Themen der Lehrveranstaltung
• General Introduction to the Course: PDEs, Functional Analysis, Monte Carlo Integration • An Introduction to numerical resolution of PDEs • Finite Difference Methods to solve PDEs with Python • Introduction to PINNs: forward problems, inverse problems and parametric PINNs • Solving Heat equation with PINN in PyTorch (lightning) • Advanced PINNs methods - Learning strategies, Architectures, Losses, and other approaches • Introduction to PhysicsNemo-SYM to solve PDEs with PINNs • Advanced methods for PINNs in PhysicsNemo • PIKANs and Neural Operators • Solving Darcy Flow with DeepONets and FNOs in PhysicsNemo

Propädeutische Lehrveranstaltungen
Basics of Python; Real Analysis; Numerical Methods; Machine Learning

Unterrichtsform
Each lecture will consist of a frontal lecture (using presentation materials) and an hands-on section (using Google Colab, Jupyter Lab)

Bildungsziele
The goal of the course is to introduce the concept of Physics Informed Deep Neural Networks (PINN), discuss its implementation from scratch in PyTorch and using advanced ad-hoc developed open-source libraries such as nvidia-modulus for addressing real-world problems in various fields (engineering, physics, petroleum reservoir).
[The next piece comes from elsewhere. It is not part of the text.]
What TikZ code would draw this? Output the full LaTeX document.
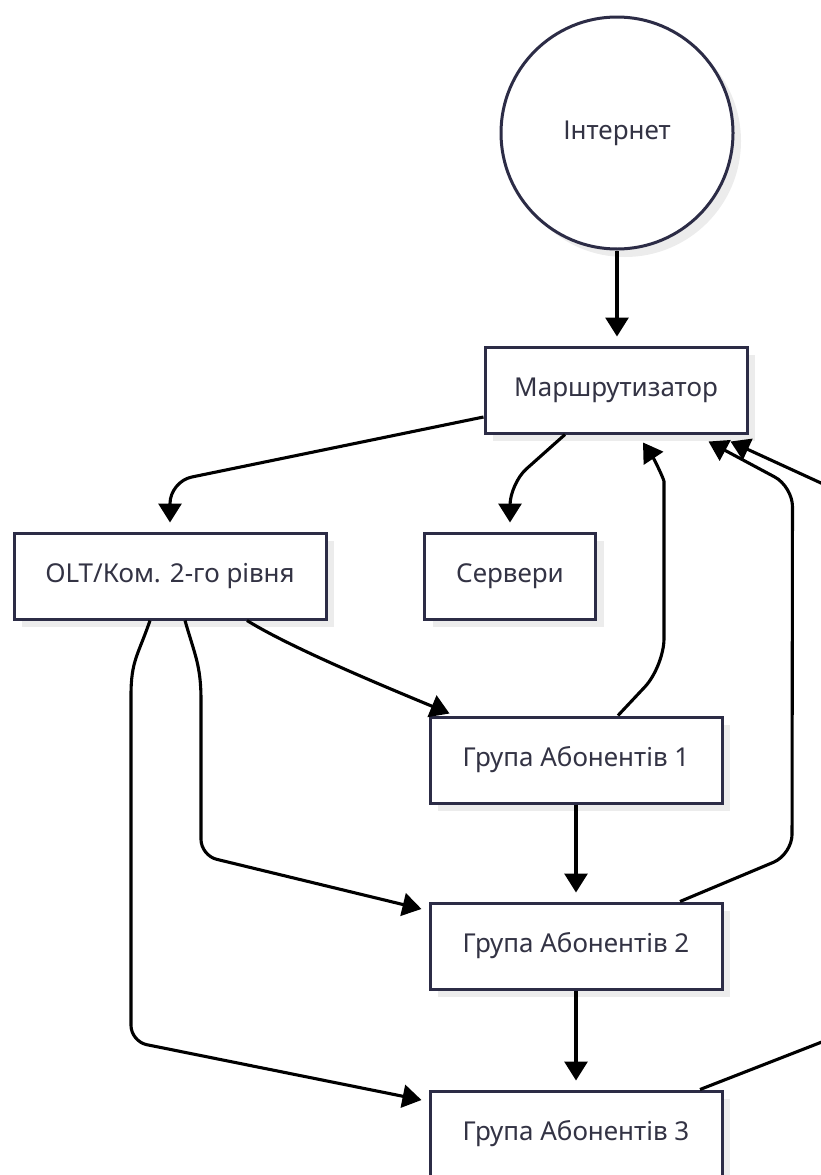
\documentclass[tikz,border=0pt]{standalone}
\usepackage{fontspec}
\setmainfont{Noto Sans}
\usepackage{tikz}
\usetikzlibrary{arrows.meta,calc,shadows}
\definecolor{cE}{RGB}{44,44,70}
\definecolor{cT}{RGB}{51,51,68}
\definecolor{cS}{RGB}{236,236,236}
\tikzset{
  box/.style={draw=cE, line width=3pt, fill=white, text=cT, font=\fontsize{26}{30}\selectfont, minimum height=86pt, inner sep=0pt, drop shadow={shadow xshift=8pt, shadow yshift=-8pt, fill=cS, opacity=1}},
  cir/.style={box, circle, minimum size=232pt},
  arr/.style={-{Triangle[length=19pt,width=23pt]}, line width=3.1pt, black},
  arrs/.style={arr, shorten >=9pt}
}

\begin{document}
\begin{tikzpicture}[x=1pt, y=-1pt]
  \useasboundingbox (0,0) rectangle (821,1175);
  \clip (0,0) rectangle (821,1175);
  \node[cir] (inet) at (617,133) {Інтернет};
  \node[box, minimum width=262pt] (rtr) at (616,390) {Маршрутизатор};
  \node[box, minimum width=312pt] (olt) at (170,576) {OLT/Ком. 2-го рівня};
  \node[box, minimum width=171pt] (srv) at (510,576) {Сервери};
  \node[box, minimum width=292pt] (g1) at (576,760) {Група Абонентів 1};
  \node[box, minimum width=292pt] (g2) at (576,946) {Група Абонентів 2};
  \node[box, minimum width=292pt] (g3) at (576,1134) {Група Абонентів 3};
  \draw[arrs] (inet.south) -- (inet.south |- rtr.north);
  \draw[arr, rounded corners=22pt] ($(rtr.west)+(0,27)$) -- ($(olt.north)+(0,-50)$) -- ($(olt.north)+(0,-9)$);
  \draw[arr, rounded corners=22pt] ($(rtr.south)+(-51,0)$) -- ($(srv.north)+(0,-48)$) -- ($(srv.north)+(0,-9)$);
  \draw[arr] ($(olt.south)+(77,0)$) .. controls +(45,28) and +(-60,-25) .. ($(g1.north west)+(21,-2)$);
  \draw[arr] ($(olt.south)+(15,0)$) .. controls +(10,35) and +(0,-35) .. ($(olt.south)+(31,80)$) [rounded corners=16pt] -- ($(olt.south)+(31,235)$) -- ($(g2.west)+(-7,-37)$);
  \draw[arr] ($(olt.south)+(-20,0)$) .. controls +(-12,35) and +(0,-35) .. ($(olt.south)+(-39,75)$) [rounded corners=16pt] -- ($(olt.south)+(-39,421)$) -- ($(g3.west)+(-7,-34)$);
  \draw[arrs] (g1) -- (g2);
  \draw[arrs] (g2) -- (g3);
  \draw[arr, rounded corners=28pt] ($(g1.north)+(42,0)$) -- ($(g1.north)+(88,-49)$) -- ($(rtr.south)+(48,75)$) .. controls +(0,-30) and +(12,18) .. ($(rtr.south)+(27,8)$);
  \draw[arr, rounded corners=20pt] ($(g2.north)+(104,0)$) -- ($(g2.north)+(216,-47)$) -- ($(rtr.south east)+(44,52)$) -- ($(rtr.south east)+(-40,7)$);
  \draw[arr, rounded corners=20pt] ($(g3.north)+(124,0)$) -- ($(g3.north)+(324,-78)$) -- ($(rtr.south east)+(152,85)$) -- ($(rtr.south east)+(-18,7)$);
\end{tikzpicture}
\end{document}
We discuss recent topics such as Mixture-of-Models, Neural Operators, Physics-Informed Kolmogorov-Arnold Networks and Physics-Informed Computer Vision. Knowledge and understanding • D1.1 – Ability to analyse and solve complex problems in computational science by integrating physics-informed neural networks with advanced numerical methods. • D1.2 – Ability to read, understand, and critically evaluate state-of-the-art scientific literature on PINNs, Neural Operators, and Physics-Informed Computer Vision. Applying knowledge and understanding • D2.1 – Ability to design and implement PINNs from scratch, demonstrating mastery of both theoretical and practical aspects. • D2.2 – Ability to apply innovative architectures (e.g. Mixture-of-Models, Kolmogorov-Arnold Networks) to extract knowledge from complex, high-dimensional physical systems. Making judgements • D3.1 – Ability to autonomously select and integrate specialist documentation, libraries, and datasets to advance research in physics-informed AI. • D3.2 – Ability to work with broad autonomy in multidisciplinary projects, taking responsibility for the design and validation of computational experiments. Communication skills • D4.1 – Ability to present PINN-based research results clearly and effectively to both specialist and non-specialist audiences, including through scientific publications. Learning skills • D5.1 – Ability to independently extend knowledge in emerging areas of physics-informed machine learning, keeping pace with rapid developments in AI and computational science.

Art der Prüfung
Option a: Discussion of a research work on the topic, selected by the student and accepted by the instructor; it must be presented orally with a presentation and with a Git repo offering the students implementation of the code Option b: Resolution of a small research problem discussed jointly with the instructor; presented either orally with a brief presentation or a written essay, and a git repo.

Bewertungskriterien
The exam is pass/fail and no marks are awarded. Relevant for the assessment are the following: clarity of exposition, ability to summarize, evaluate, and establish relationships between topics, ability to present scientific notions, ability to evaluate research results by others.

Pflichtliteratur

All the required reading material including slides and lecture notes will be provided during the course and will be available in electronic format. Materials for hands-on sessions will be made available on the course github repository.

Weiterführende Literatur

Maziar Raissi, Paris Perdikaris, George Em Karniadakis. Physics Informed Deep Learning (Part I): Data-driven Solutions of Nonlinear Partial Differential Equations. arXiv 1711.10561

Maziar Raissi, Paris Perdikaris, George Em Karniadakis. Physics-informed neural networks: A deep learning framework for solving forward and inverse problems involving nonlinear partial differential equations. J. Comp. Phys. 378 pp. 686-707 DOI: 10.1016/j.jcp.2018.10.045

Toscano, Juan Diego et al. “From PINNs to PIKANs: Recent Advances in Physics-Informed Machine Learning.” (2024). arXiv:2410.13228

Chayan B., Kien N., Clinton F., and Karniadakis G.. 2024. Physics-Informed Computer Vision: A Review and Perspectives. ACM Comput. Surv. (August 2024). https://doi.org/10.1145/3689037  

Cuomo, S., Cola, V.S., Giampaolo, F., Rozza, G., Raissi, M., & Piccialli, F. (2022). Scientific Machine Learning Through Physics–Informed Neural Networks: Where we are and What’s Next. Journal of Scientific Computing, 92. ArXiV 2201.05624 

Weitere Informationen
Python, PyTorch, Nvidia PhysicsNemo 2504, JupyterLab/Hub